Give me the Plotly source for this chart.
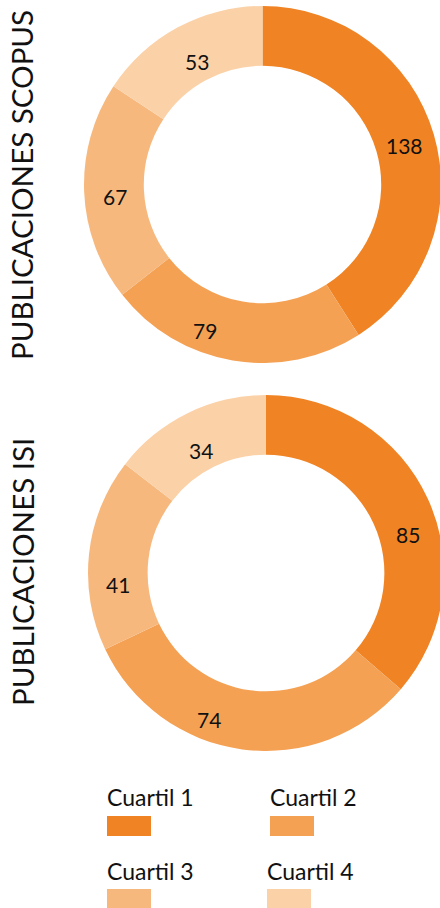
import math
import plotly.graph_objects as go

categories = ["Cuartil 1", "Cuartil 2", "Cuartil 3", "Cuartil 4"]
scopus_values = [138, 79, 67, 53]
isi_values = [85, 74, 41, 34]
chart_titles = ["PUBLICACIONES SCOPUS", "PUBLICACIONES ISI"]
colors = ["#F08323", "#F4A154", "#F7B87E", "#FBD1A8"]

# figure is slightly wider than the 440px window so the second ring is clipped at the right, as in the original
W, H = 446, 908
FONT = "Lato, 'Open Sans', sans-serif"
TXT = "#111111"

# fixed label placement (angle clockwise from 12 o'clock, radius in px), as in the original template
LABEL_ANGLES = [74.8, 201.3, 265.5, 332.0]
LABEL_RADII = [147, 157, 148, 139]

fig = go.Figure()
annotations = []

def pie(values, x0, x1, ytop, ybot):
    fig.add_trace(go.Pie(
        labels=categories, values=values, sort=False, direction="clockwise",
        rotation=0, hole=0.665,
        marker=dict(colors=colors, line=dict(width=0)),
        textinfo="none",
        domain=dict(x=[x0 / W, x1 / W], y=[1 - ybot / H, 1 - ytop / H]),
        showlegend=False, hoverinfo="label+value",
    ))
    cx, cy = (x0 + x1) / 2, (ytop + ybot) / 2
    for v, a, rr in zip(values, LABEL_ANGLES, LABEL_RADII):
        px = cx + rr * math.sin(math.radians(a))
        py = cy - rr * math.cos(math.radians(a))
        annotations.append(dict(text=str(v), x=px / W, y=1 - py / H, xref="paper", yref="paper",
                                showarrow=False, xanchor="center", yanchor="middle",
                                font=dict(family=FONT, size=21, color=TXT)))

pie(scopus_values, 84, 441, 6, 363)
pie(isi_values, 88, 444, 395, 751)

for title, yc in zip(chart_titles, [185, 572]):
    annotations.append(dict(text=title, x=22 / W, y=1 - yc / H, xref="paper", yref="paper",
                            showarrow=False, textangle=-90, xanchor="center", yanchor="middle",
                            font=dict(family=FONT, size=29.5, color=TXT)))

shapes = []
pos = [(107, 797, 816), (270, 797, 816), (107, 871, 889), (267, 871, 889)]
for cat, col, (lx, ty, sy) in zip(categories, colors, pos):
    annotations.append(dict(text=cat, x=(lx - 2) / W, y=1 - ty / H, xref="paper", yref="paper",
                            showarrow=False, xanchor="left", yanchor="middle",
                            font=dict(family=FONT, size=23, color=TXT)))
    shapes.append(dict(type="rect", xref="paper", yref="paper",
                       x0=lx / W, x1=(lx + 44) / W, y0=1 - (sy + 20) / H, y1=1 - sy / H,
                       fillcolor=col, line=dict(width=0)))

fig.update_layout(width=W, height=H, margin=dict(l=0, r=0, t=0, b=0),
                  paper_bgcolor="white", plot_bgcolor="white",
                  annotations=annotations, shapes=shapes)

fig.write_html("out.html", config={"displayModeBar": False},
               post_script="document.body.style.margin='0';document.body.style.overflow='hidden';")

== TO BE DONE ==
Except for the pictures, print the data above exactly.

== EXERCISE RESULT ==
Give me the Plotly source for this chart.
import math
import plotly.graph_objects as go

categories = ["Cuartil 1", "Cuartil 2", "Cuartil 3", "Cuartil 4"]
scopus_values = [138, 79, 67, 53]
isi_values = [85, 74, 41, 34]
chart_titles = ["PUBLICACIONES SCOPUS", "PUBLICACIONES ISI"]
colors = ["#F08323", "#F4A154", "#F7B87E", "#FBD1A8"]

# figure is slightly wider than the 440px window so the second ring is clipped at the right, as in the original
W, H = 446, 908
FONT = "Lato, 'Open Sans', sans-serif"
TXT = "#111111"

# fixed label placement (angle clockwise from 12 o'clock, radius in px), as in the original template
LABEL_ANGLES = [74.8, 201.3, 265.5, 332.0]
LABEL_RADII = [147, 157, 148, 139]

fig = go.Figure()
annotations = []

def pie(values, x0, x1, ytop, ybot):
    fig.add_trace(go.Pie(
        labels=categories, values=values, sort=False, direction="clockwise",
        rotation=0, hole=0.665,
        marker=dict(colors=colors, line=dict(width=0)),
        textinfo="none",
        domain=dict(x=[x0 / W, x1 / W], y=[1 - ybot / H, 1 - ytop / H]),
        showlegend=False, hoverinfo="label+value",
    ))
    cx, cy = (x0 + x1) / 2, (ytop + ybot) / 2
    for v, a, rr in zip(values, LABEL_ANGLES, LABEL_RADII):
        px = cx + rr * math.sin(math.radians(a))
        py = cy - rr * math.cos(math.radians(a))
        annotations.append(dict(text=str(v), x=px / W, y=1 - py / H, xref="paper", yref="paper",
                                showarrow=False, xanchor="center", yanchor="middle",
                                font=dict(family=FONT, size=21, color=TXT)))

pie(scopus_values, 84, 441, 6, 363)
pie(isi_values, 88, 444, 395, 751)

for title, yc in zip(chart_titles, [185, 572]):
    annotations.append(dict(text=title, x=22 / W, y=1 - yc / H, xref="paper", yref="paper",
                            showarrow=False, textangle=-90, xanchor="center", yanchor="middle",
                            font=dict(family=FONT, size=29.5, color=TXT)))

shapes = []
pos = [(107, 797, 816), (270, 797, 816), (107, 871, 889), (267, 871, 889)]
for cat, col, (lx, ty, sy) in zip(categories, colors, pos):
    annotations.append(dict(text=cat, x=(lx - 2) / W, y=1 - ty / H, xref="paper", yref="paper",
                            showarrow=False, xanchor="left", yanchor="middle",
                            font=dict(family=FONT, size=23, color=TXT)))
    shapes.append(dict(type="rect", xref="paper", yref="paper",
                       x0=lx / W, x1=(lx + 44) / W, y0=1 - (sy + 20) / H, y1=1 - sy / H,
                       fillcolor=col, line=dict(width=0)))

fig.update_layout(width=W, height=H, margin=dict(l=0, r=0, t=0, b=0),
                  paper_bgcolor="white", plot_bgcolor="white",
                  annotations=annotations, shapes=shapes)

fig.write_html("out.html", config={"displayModeBar": False},
               post_script="document.body.style.margin='0';document.body.style.overflow='hidden';")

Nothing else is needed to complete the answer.